Loss Permuting Tensor Along Axis

I have a loss function where I must perform a weighted means squared, where I check every possible permutation of the output along a certain axis. This is because I cannot be certain of the order my network will output its values in, and do not want to bias the output.

I have implemented and commented the following code:

import torch
from itertools import permutations
import torch.nn.functional as F

batch_size = 20
n_vertices = 100
n_features = 5

## Generate a set of mock output and truth data of size B, V, F
y_hat = torch.randn(batch_size, n_vertices, n_features, requires_grad=True)
y = torch.randn(batch_size, n_vertices, n_features, requires_grad=True)

## Activate mock output and truth data  using logsoftmax
y_hat = torch.exp(F.log_softmax(y_hat, dim=-1))
y = torch.exp(F.log_softmax(y, dim=-1))

## Generate a set of mock weight data of size B, V
weight = F.relu(torch.randn(batch_size, n_vertices, requires_grad=True))

## Generate the indices all the possible permutations of the F axis
idxs = list(permutations(np.arange(output.size(-1))))

## Reshape weight factor, output-> B,V,1,1

weight =  weight.view(batch_size, n_vertices, 1, 1)

## Index output tensor ->  output-> B,V,Idx,F
y_hat = y_hat[:, :, idxs]

## Repeat truth tensor ->  output-> B,V,Idx,F
y = y.view(batch_size, n_vertices, -1, n_features).repeat(1, 1, len(idxs), 1)

## Calculate loss
loss = weight*(y_hat - y)**2

## Permute the axes, output-> B,Idxs, V, F
## Flatten the last two axes, output -> B, Idxs, VxF
loss = loss.permute(0,2,1,3).flatten(start_dim=2)
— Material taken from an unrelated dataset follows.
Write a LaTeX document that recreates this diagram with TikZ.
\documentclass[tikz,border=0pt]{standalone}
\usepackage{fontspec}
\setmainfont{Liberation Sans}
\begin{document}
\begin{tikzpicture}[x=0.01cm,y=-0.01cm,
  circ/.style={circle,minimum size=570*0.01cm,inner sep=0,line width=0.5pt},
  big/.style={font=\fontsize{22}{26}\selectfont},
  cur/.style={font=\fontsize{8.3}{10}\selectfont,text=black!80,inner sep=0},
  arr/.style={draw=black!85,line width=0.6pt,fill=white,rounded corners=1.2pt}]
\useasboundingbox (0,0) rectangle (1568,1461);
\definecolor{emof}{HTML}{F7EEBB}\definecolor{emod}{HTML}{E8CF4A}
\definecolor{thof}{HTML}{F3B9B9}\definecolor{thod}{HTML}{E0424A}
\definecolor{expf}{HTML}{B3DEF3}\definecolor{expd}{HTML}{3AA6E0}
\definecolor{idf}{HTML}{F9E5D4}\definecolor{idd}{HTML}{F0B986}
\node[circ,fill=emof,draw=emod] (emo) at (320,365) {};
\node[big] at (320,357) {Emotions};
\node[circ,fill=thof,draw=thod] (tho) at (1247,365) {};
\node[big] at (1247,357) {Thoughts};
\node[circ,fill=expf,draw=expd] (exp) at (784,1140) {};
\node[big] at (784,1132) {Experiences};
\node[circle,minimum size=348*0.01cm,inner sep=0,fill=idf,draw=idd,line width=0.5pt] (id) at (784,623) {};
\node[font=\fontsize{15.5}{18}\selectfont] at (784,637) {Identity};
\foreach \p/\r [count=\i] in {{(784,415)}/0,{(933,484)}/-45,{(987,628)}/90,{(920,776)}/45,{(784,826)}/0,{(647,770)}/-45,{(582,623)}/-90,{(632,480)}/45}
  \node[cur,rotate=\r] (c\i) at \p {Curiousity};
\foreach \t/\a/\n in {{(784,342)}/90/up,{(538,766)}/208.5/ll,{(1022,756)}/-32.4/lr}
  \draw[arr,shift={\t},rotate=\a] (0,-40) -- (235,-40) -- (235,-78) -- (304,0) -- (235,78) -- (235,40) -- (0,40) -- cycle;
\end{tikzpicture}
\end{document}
## Calculate the sum across the VxF axis (sum of each permutation)
loss = torch.sum(loss, axis=-1)

## Calculate the minimum loss across the Idx axis (min of each batch) 
loss = torch.min(loss, axis=-1)[0]

## Calculate the mean across the batches
loss = torch.mean(loss)

Can someone confirm this is the correct operation? Are the gradients still calculated in spite of the indexing? Is there a better way of doing what I am trying to achieve?